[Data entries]
================
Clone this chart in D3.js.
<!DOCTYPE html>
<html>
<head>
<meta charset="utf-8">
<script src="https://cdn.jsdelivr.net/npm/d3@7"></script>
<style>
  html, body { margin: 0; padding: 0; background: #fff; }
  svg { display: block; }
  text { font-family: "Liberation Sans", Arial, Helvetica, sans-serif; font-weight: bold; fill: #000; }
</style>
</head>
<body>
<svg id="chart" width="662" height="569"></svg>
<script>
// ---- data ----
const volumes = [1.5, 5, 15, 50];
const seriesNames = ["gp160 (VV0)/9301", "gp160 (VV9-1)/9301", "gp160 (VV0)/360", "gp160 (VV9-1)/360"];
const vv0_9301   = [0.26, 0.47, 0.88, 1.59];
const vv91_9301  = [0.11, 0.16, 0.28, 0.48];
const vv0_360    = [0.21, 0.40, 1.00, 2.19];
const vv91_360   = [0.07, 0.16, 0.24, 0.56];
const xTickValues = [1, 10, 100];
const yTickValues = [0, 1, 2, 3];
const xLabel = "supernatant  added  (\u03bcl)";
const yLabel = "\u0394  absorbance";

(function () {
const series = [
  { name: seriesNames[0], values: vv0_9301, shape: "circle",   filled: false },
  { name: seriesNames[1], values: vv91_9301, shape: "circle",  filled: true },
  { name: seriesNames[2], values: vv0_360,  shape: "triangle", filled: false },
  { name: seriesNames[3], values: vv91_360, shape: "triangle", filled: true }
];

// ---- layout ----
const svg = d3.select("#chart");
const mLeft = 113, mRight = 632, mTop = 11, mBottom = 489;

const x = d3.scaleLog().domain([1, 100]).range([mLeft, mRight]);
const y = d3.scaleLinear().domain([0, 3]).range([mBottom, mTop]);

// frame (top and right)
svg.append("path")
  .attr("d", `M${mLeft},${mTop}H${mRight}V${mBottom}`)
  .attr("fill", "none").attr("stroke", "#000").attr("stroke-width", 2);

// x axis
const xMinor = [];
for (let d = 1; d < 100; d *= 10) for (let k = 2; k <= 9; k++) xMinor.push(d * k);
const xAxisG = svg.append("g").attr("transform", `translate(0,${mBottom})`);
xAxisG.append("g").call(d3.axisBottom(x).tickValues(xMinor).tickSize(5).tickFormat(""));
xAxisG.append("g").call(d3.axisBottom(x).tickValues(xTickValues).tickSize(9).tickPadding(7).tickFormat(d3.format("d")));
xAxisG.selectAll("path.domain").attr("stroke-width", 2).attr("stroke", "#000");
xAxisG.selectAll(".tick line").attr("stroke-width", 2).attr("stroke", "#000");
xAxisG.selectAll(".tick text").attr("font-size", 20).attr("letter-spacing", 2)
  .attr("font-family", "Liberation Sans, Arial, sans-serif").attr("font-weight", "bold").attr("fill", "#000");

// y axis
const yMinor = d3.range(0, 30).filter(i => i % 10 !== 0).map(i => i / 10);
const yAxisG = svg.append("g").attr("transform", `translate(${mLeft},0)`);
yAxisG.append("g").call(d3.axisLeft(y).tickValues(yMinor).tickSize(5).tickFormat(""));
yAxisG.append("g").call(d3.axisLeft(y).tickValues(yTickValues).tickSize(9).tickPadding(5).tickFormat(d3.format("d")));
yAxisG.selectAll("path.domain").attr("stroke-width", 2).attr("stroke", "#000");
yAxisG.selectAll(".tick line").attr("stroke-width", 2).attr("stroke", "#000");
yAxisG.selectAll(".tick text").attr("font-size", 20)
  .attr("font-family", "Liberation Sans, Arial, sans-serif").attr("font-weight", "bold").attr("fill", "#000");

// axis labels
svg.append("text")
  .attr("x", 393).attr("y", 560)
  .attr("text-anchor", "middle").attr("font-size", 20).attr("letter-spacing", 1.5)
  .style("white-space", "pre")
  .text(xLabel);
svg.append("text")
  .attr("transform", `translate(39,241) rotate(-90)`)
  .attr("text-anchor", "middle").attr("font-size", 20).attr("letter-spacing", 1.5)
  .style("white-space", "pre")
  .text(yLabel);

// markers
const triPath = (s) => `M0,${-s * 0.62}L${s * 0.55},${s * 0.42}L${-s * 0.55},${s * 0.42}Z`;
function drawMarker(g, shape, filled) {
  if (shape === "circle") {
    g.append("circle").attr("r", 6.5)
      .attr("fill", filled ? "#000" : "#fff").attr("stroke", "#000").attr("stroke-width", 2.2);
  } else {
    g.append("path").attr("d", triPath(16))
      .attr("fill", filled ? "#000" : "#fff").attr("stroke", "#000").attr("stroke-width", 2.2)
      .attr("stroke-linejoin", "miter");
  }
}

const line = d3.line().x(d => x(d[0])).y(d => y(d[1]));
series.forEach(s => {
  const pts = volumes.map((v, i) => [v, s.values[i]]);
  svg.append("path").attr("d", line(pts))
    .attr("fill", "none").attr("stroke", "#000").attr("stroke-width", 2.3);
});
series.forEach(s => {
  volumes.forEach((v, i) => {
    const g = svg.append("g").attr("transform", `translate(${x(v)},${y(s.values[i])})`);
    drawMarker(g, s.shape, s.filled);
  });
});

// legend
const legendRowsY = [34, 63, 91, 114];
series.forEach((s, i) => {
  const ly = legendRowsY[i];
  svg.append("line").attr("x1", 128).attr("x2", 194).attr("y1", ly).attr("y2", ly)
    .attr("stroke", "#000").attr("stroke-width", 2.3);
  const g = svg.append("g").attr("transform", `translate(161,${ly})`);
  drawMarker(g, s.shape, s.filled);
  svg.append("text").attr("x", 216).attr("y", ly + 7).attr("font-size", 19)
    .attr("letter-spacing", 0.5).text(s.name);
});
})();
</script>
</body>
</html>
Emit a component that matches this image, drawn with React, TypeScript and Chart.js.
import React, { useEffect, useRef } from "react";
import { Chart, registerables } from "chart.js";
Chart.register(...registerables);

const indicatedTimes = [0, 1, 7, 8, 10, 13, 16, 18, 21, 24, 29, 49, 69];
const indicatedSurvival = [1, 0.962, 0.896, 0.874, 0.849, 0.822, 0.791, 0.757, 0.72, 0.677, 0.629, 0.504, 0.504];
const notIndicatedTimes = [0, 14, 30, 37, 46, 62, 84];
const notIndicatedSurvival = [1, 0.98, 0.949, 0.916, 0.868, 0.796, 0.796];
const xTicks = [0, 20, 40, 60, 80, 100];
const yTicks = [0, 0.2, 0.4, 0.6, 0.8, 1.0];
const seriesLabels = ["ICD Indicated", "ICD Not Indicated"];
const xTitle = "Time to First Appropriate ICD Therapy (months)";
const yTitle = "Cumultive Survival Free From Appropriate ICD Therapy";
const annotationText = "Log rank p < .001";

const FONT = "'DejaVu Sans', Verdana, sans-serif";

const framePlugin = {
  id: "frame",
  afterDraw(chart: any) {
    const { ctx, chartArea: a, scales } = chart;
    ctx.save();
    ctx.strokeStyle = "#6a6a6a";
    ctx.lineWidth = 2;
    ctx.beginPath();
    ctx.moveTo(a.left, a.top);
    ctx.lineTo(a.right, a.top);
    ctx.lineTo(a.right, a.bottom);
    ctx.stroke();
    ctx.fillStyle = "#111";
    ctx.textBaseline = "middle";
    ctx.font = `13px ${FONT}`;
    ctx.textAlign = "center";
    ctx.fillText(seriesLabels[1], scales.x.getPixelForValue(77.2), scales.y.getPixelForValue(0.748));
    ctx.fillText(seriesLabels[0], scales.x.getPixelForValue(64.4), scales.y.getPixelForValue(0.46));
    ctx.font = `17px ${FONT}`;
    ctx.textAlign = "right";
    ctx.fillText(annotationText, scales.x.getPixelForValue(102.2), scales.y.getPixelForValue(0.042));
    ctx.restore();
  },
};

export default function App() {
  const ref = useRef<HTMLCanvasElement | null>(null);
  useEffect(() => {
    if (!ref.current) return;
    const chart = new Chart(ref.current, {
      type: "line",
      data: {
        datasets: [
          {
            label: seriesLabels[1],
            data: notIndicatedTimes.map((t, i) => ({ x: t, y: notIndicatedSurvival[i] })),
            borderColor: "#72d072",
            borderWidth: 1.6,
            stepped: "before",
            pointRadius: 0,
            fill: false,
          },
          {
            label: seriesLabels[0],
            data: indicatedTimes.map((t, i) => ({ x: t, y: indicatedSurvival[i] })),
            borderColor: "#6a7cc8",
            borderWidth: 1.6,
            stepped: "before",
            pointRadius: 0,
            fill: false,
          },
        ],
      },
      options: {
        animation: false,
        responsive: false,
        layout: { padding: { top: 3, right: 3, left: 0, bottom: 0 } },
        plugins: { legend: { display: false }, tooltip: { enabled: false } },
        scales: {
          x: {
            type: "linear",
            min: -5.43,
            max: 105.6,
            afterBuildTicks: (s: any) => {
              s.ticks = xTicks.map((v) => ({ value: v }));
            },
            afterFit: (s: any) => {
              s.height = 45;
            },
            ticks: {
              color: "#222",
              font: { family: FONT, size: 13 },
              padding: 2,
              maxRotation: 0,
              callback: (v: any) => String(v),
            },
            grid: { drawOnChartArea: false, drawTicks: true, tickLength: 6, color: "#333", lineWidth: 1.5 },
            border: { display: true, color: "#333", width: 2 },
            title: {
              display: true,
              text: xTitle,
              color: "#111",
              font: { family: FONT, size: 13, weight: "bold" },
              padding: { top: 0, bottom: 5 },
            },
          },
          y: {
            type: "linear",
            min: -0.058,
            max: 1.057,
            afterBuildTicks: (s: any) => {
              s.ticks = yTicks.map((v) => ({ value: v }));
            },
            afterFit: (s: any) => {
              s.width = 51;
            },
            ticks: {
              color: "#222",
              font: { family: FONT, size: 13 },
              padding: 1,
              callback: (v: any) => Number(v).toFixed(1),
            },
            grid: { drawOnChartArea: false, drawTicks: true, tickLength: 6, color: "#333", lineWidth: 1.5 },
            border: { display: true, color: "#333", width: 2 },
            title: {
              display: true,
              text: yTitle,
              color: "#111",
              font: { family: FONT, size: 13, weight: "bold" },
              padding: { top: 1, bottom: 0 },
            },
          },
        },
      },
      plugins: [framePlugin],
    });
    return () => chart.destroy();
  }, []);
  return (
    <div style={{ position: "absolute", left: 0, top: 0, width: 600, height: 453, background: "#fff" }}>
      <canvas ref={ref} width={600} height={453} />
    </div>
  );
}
================
> _INSTRUCTIONS FOR THE TASK_
Where a line in the entries holds the word "React", copy that line.

> _ANSWER FOR THIS EXERCISE_
Emit a component that matches this image, drawn with React, TypeScript and Chart.js.
import React, { useEffect, useRef } from "react";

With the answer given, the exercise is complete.